7. Limitations, Best Practices, and Future Directions
Current data visualization literacy assessment is robust but must account for several practical and methodological constraints:
- Item Calibration: Accurate and stable RaschDifficulty and expert ratings are critical; leave-one-out estimation strategies must be used to avoid data leakage (Falessi et al., 28 Jan 2026).
- Limited Demographic Prediction: Human Profile features add little predictive power beyond psychometric and performance signals (Falessi et al., 28 Jan 2026).
- Explanation Fidelity: Methods assigning multiple classes to the same explanation primitive (e.g., prototypes) reduce interpretability and should be limited (Davoodi et al., 2023).
- Evaluation Rigor: Standard practice calls for reporting the full confusion matrix rather than marginal accuracy; significance against chance has to be established via appropriate hypothesis testing (Kim et al., 2021).
- Task-Dependence: Correctness varies steeply with the specificity and interpretive richness of the task.
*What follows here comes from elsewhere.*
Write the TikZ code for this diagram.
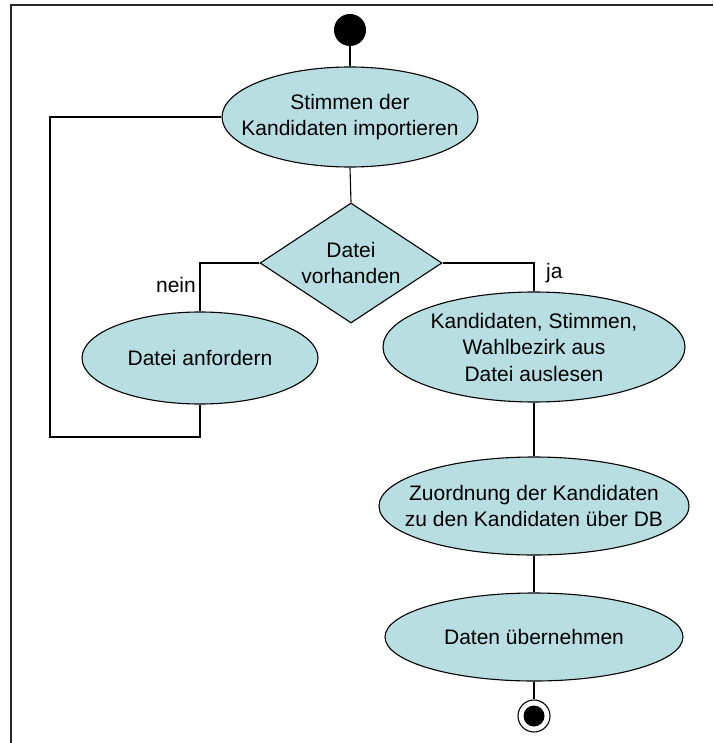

Categorical and literal extraction yields high P-HIC; subjective or abstract questions yield low consistency regardless of whether the extractor is human or AI (Long et al., 13 Aug 2025).
Areas for further research include multidimensional modeling of P-HIC (incorporating confidence, reasoning alignment, and temporal consistency), rich integration with AI-generated interpretations and correction protocols, and direct measurement of interpretive diversity as a desirable attribute rather than mere noise (Long et al., 13 Aug 2025, Chochlakis et al., 22 May 2025).
In sum, data visualization literacy assessment now synthesizes psychometric modeling, rigorous statistical analysis, and predictive modeling to anticipate and optimize human interpretation correctness. This methodological integration supports both robust measurement and practical applications in adaptive assessment and personalized visualization training (Falessi et al., 28 Jan 2026, Davoodi et al., 2023, Kim et al., 2021, Long et al., 13 Aug 2025, Liu et al., 2016, Shen et al., 2020).